The Maru-Arai Process and Costs
Unlike Western garments, a kimono is rarely washed at home. The standard for deep cleaning is Maru-arai, a process where the garment is completely taken apart at the seams, washed as individual flat panels of fabric, stretched on bamboo frames to dry and realign the weave (shinshi), and then meticulously resewn by a professional artisan. According to industry standards highlighted by the Japan National Tourism Organization regarding traditional crafts and artisan services, preserving these textiles requires master craftspeople. The cost for a standard Maru-arai ranges from 8,000 to 15,000 JPY (approximately $55 to $100 USD), depending on the complexity of the garment, the presence of delicate embroidery, and the extent of stain treatment required. While costly, this process resets the silk's tension and ensures the garment's longevity for future generations.
Tatami-Kata: The Art of Folding
Kimono are never hung on hangers for long-term storage, as the weight of the silk and lining will distort the shoulders and stretch the fabric. They are folded using a precise geometric method called Hon-datami. This folding technique ensures that the seams bear the weight of the folds, protecting the delicate painted or dyed motifs on the main body panels from developing permanent creases.
Tatou-Shi and Tansu: Archival Storage
Once folded, the kimono must be wrapped in Tatou-shi, a specialized, acid-free, breathable paper. Never use plastic bags or vinyl covers, as these trap moisture and off-gas chemicals that will yellow and shatter silk fibers over time. The wrapped garments are then stored in a Tansu, a traditional chest made from Paulownia wood (Kiri). Paulownia is highly prized for its natural fire-retardant properties, its ability to regulate internal humidity by expanding and contracting with the weather, and its natural resistance to wood-boring insects. For collectors who cannot source antique Paulownia chests, archival-grade cardboard boxes lined with acid-free tissue paper are the modern, cost-effective alternative.

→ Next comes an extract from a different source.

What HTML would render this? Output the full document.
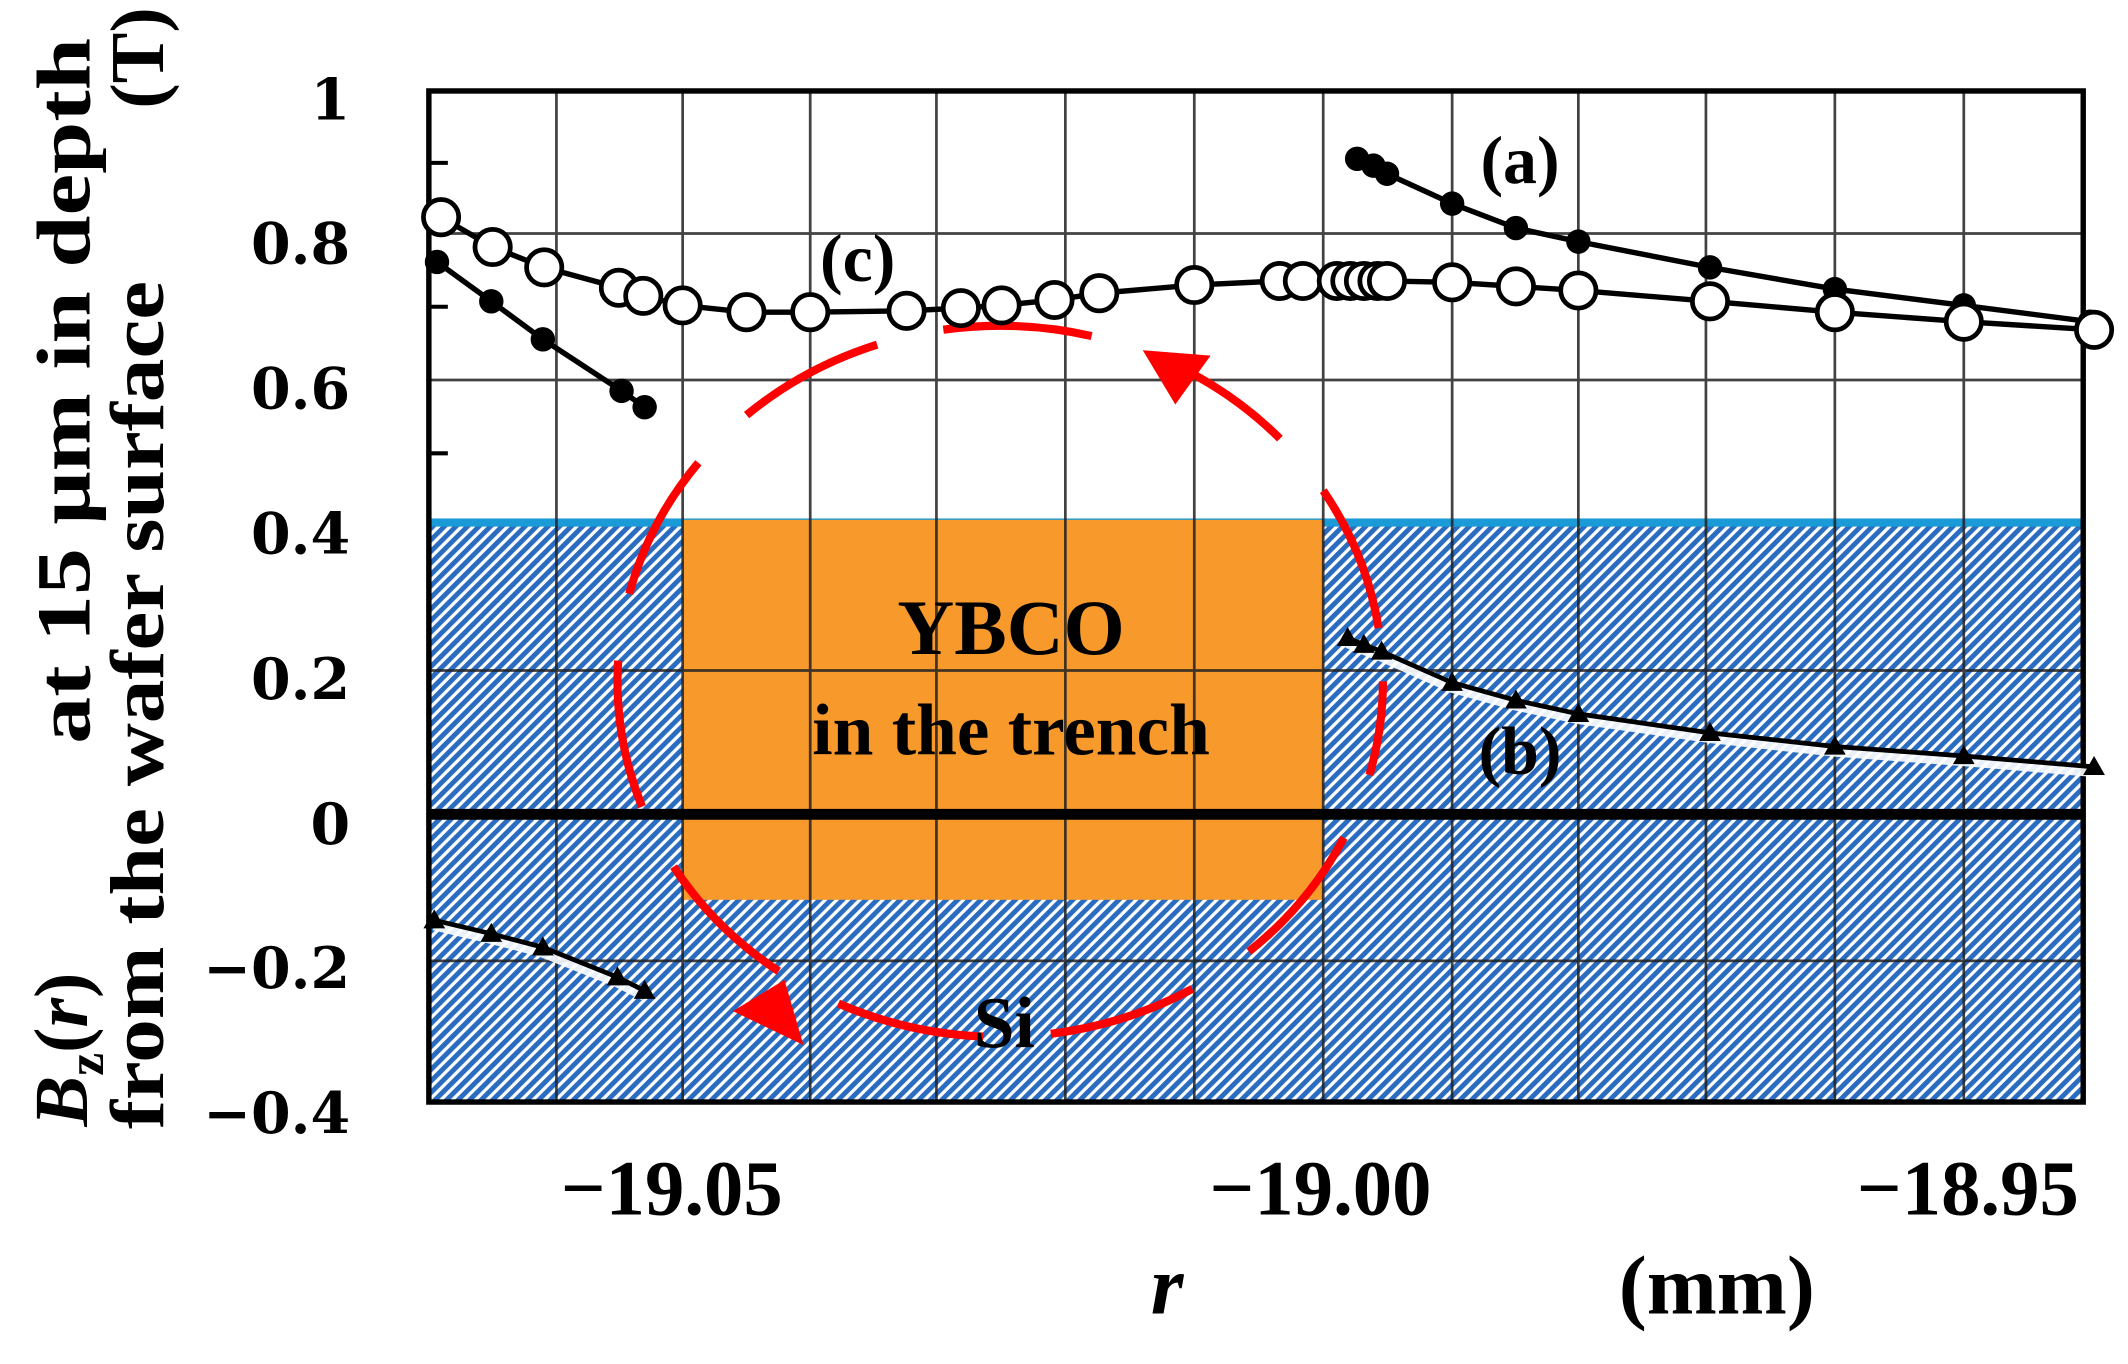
<!DOCTYPE html>
<html><head><meta charset="utf-8"><style>html,body{margin:0;padding:0;background:#fff}svg{display:block}.t{font-family:"Liberation Serif",serif;font-weight:bold}.d{font-family:"DejaVu Serif",serif;font-weight:bold}</style></head><body>
<svg width="2128" height="1364" viewBox="0 0 1568 1005" xmlns="http://www.w3.org/2000/svg">
<defs>
<pattern id="h" width="6" height="6" patternUnits="userSpaceOnUse" patternTransform="rotate(45)">
<rect width="6" height="6" fill="#ffffff"/><rect width="3.6" height="6" fill="#2a6cc0"/>
</pattern>
</defs>
<rect x="0" y="0" width="1568" height="1005" fill="#fff"/>
<rect x="316" y="386" width="1219" height="426" fill="url(#h)"/>
<rect x="316" y="382" width="1219" height="6" fill="#1a9ad6"/>
<rect x="503" y="383" width="472" height="280" fill="#f7992b"/>
<g stroke="#222" stroke-width="2" opacity="0.85">
<line x1="410" y1="67" x2="410" y2="812"/><line x1="503" y1="67" x2="503" y2="812"/>
<line x1="597" y1="67" x2="597" y2="812"/><line x1="690" y1="67" x2="690" y2="812"/>
<line x1="785" y1="67" x2="785" y2="812"/><line x1="880" y1="67" x2="880" y2="812"/>
<line x1="975" y1="67" x2="975" y2="812"/><line x1="1070" y1="67" x2="1070" y2="812"/>
<line x1="1163" y1="67" x2="1163" y2="812"/><line x1="1257" y1="67" x2="1257" y2="812"/>
<line x1="1352" y1="67" x2="1352" y2="812"/><line x1="1447" y1="67" x2="1447" y2="812"/>
<line x1="316" y1="172" x2="1535" y2="172"/><line x1="316" y1="280" x2="1535" y2="280"/>
<line x1="316" y1="494" x2="1535" y2="494"/><line x1="316" y1="708" x2="1535" y2="708"/>
</g>
<g stroke="#000" stroke-width="3">
<line x1="316" y1="120" x2="330" y2="120"/><line x1="316" y1="226" x2="330" y2="226"/>
<line x1="316" y1="334" x2="330" y2="334"/>
</g>
<line x1="316" y1="600" x2="1535" y2="600" stroke="#000" stroke-width="8"/>
<rect x="316" y="67" width="1219" height="745" fill="none" stroke="#000" stroke-width="4"/>
<ellipse cx="737" cy="502" rx="282" ry="262" fill="none" stroke="#ff0000" stroke-width="6" stroke-dasharray="110 50" stroke-dashoffset="40"/>
<polygon points="842,258 892,262 866,298" fill="#ff0000"/>
<polygon points="540,745 592,770 578,722" fill="#ff0000"/>
<g stroke="#000" stroke-width="4" fill="#000">
<polyline fill="none" points="322,193 362,222 400,250 458,288 475,300"/>
<polyline fill="none" points="1000,117 1012,122 1022,128 1070,150 1117,168 1163,178 1260,197 1352,213 1447,225 1540,237"/>
<g stroke="none">
<circle cx="322" cy="193" r="9"/><circle cx="362" cy="222" r="9"/><circle cx="400" cy="250" r="9"/><circle cx="458" cy="288" r="9"/><circle cx="475" cy="300" r="9"/>
<circle cx="1000" cy="117" r="9"/><circle cx="1012" cy="122" r="9"/><circle cx="1022" cy="128" r="9"/><circle cx="1070" cy="150" r="9"/><circle cx="1117" cy="168" r="9"/><circle cx="1163" cy="178" r="9"/><circle cx="1260" cy="197" r="9"/><circle cx="1352" cy="213" r="9"/><circle cx="1447" cy="225" r="9"/><circle cx="1540" cy="237" r="9"/>
</g></g>
<polyline fill="none" stroke="#000" stroke-width="4" points="325,160 363,182 401,197 456,212 474,218 503,225 550,230 597,230 668,229 708,227 738,225 777,221 810,216 880,210 943,207 1022,207 1070,208 1117,211 1163,214 1260,222 1352,230 1447,237 1543,243"/>
<g fill="#fff" stroke="#000" stroke-width="3.5">
<circle cx="325" cy="160" r="13"/><circle cx="363" cy="182" r="13"/><circle cx="401" cy="197" r="13"/><circle cx="456" cy="212" r="13"/><circle cx="474" cy="218" r="13"/><circle cx="503" cy="225" r="13"/><circle cx="550" cy="230" r="13"/><circle cx="597" cy="230" r="13"/><circle cx="668" cy="229" r="13"/><circle cx="708" cy="227" r="13"/><circle cx="738" cy="225" r="13"/><circle cx="777" cy="221" r="13"/><circle cx="810" cy="216" r="13"/><circle cx="880" cy="210" r="13"/><circle cx="943" cy="207" r="13"/><circle cx="960" cy="207" r="13"/><circle cx="985" cy="207" r="13"/><circle cx="995" cy="207" r="13"/><circle cx="1005" cy="207" r="13"/><circle cx="1015" cy="207" r="13"/><circle cx="1022" cy="207" r="13"/><circle cx="1070" cy="208" r="13"/><circle cx="1117" cy="211" r="13"/><circle cx="1163" cy="214" r="13"/><circle cx="1260" cy="222" r="13"/><circle cx="1352" cy="230" r="13"/><circle cx="1447" cy="237" r="13"/><circle cx="1543" cy="243" r="13"/>
</g>
<g stroke="#fff" stroke-width="9" fill="none" opacity="0.9">
<polyline points="993,473 1005,478 1018,483 1070,506 1117,519 1163,529 1260,543 1352,553 1447,560 1543,568"/>
<polyline points="320,681 362,691 400,701 455,723 475,733"/>
</g>
<g stroke="#000" stroke-width="3.5" fill="none">
<polyline points="993,470 1005,475 1018,480 1070,503 1117,516 1163,526 1260,540 1352,550 1447,557 1543,565"/>
<polyline points="320,678 362,688 400,698 455,720 475,730"/>
</g>
<g fill="#000">
<polygon points="993,462 1001,476 985,476"/><polygon points="1005,467 1013,481 997,481"/><polygon points="1018,472 1026,486 1010,486"/><polygon points="1070,495 1078,509 1062,509"/><polygon points="1117,508 1125,522 1109,522"/><polygon points="1163,518 1171,532 1155,532"/><polygon points="1260,532 1268,546 1252,546"/><polygon points="1352,542 1360,556 1344,556"/><polygon points="1447,549 1455,563 1439,563"/><polygon points="1543,557 1551,571 1535,571"/>
<polygon points="320,670 328,684 312,684"/><polygon points="362,680 370,694 354,694"/><polygon points="400,690 408,704 392,704"/><polygon points="455,712 463,726 447,726"/><polygon points="475,722 483,736 467,736"/>
</g>
<g class="t" font-size="50" fill="#000" text-anchor="middle">
<text x="1120" y="135">(a)</text>
<text x="632" y="207">(c)</text>
<text x="1120" y="570">(b)</text>
<text x="745" y="482" font-size="58">YBCO</text>
<text x="745" y="556" font-size="54">in the trench</text>
<text x="740" y="772" font-size="54">Si</text>
</g>
<g class="d" font-size="42" text-anchor="end" fill="#000">
<text x="258" y="88">1</text><text x="258" y="194">0.8</text><text x="258" y="301">0.6</text>
<text x="258" y="408">0.4</text><text x="258" y="515">0.2</text><text x="258" y="622">0</text>
<text x="258" y="728">−0.2</text><text x="258" y="835">−0.4</text>
</g>
<g class="t" font-size="58" text-anchor="middle" fill="#000">
<text x="495" y="895">−19.05</text><text x="973" y="895">−19.00</text><text x="1450" y="895">−18.95</text>
<text x="860" y="968" font-style="italic" font-size="62">r</text>
<text x="1265" y="968" font-size="62">(mm)</text>
</g>
<g class="t" font-size="56" fill="#000">
<text transform="translate(66,548) rotate(-90)" textLength="520" lengthAdjust="spacingAndGlyphs">at 15 μm in depth</text>
<text transform="translate(120,832) rotate(-90)" textLength="625" lengthAdjust="spacingAndGlyphs">from the wafer surface</text>
<text transform="translate(120,80) rotate(-90)">(T)</text>
<text transform="translate(64,830) rotate(-90)"><tspan font-style="italic">B</tspan><tspan font-size="38" dy="12">z</tspan><tspan dy="-12">(</tspan><tspan font-style="italic">r</tspan>)</text>
</g>
</svg>
</body></html>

'To wear a kimono is to wear the season itself. The rustle of Ro silk in August or the comforting weight of Chirimen in January connects the wearer to the ancient, rhythmic pulse of the natural world.'
Conclusion
Mastering the textile weight seasonality and fabric care calendar of the Japanese kimono is a rewarding endeavor that bridges the gap between historical appreciation and practical preservation. By respecting the rules of Koromogae, investing in professional Maru-arai cleaning, and utilizing traditional storage methods like Paulownia wood and acid-free wrapping, collectors ensure that these masterpieces of Asian textile heritage remain vibrant, structurally sound, and ready to be worn for centuries to come.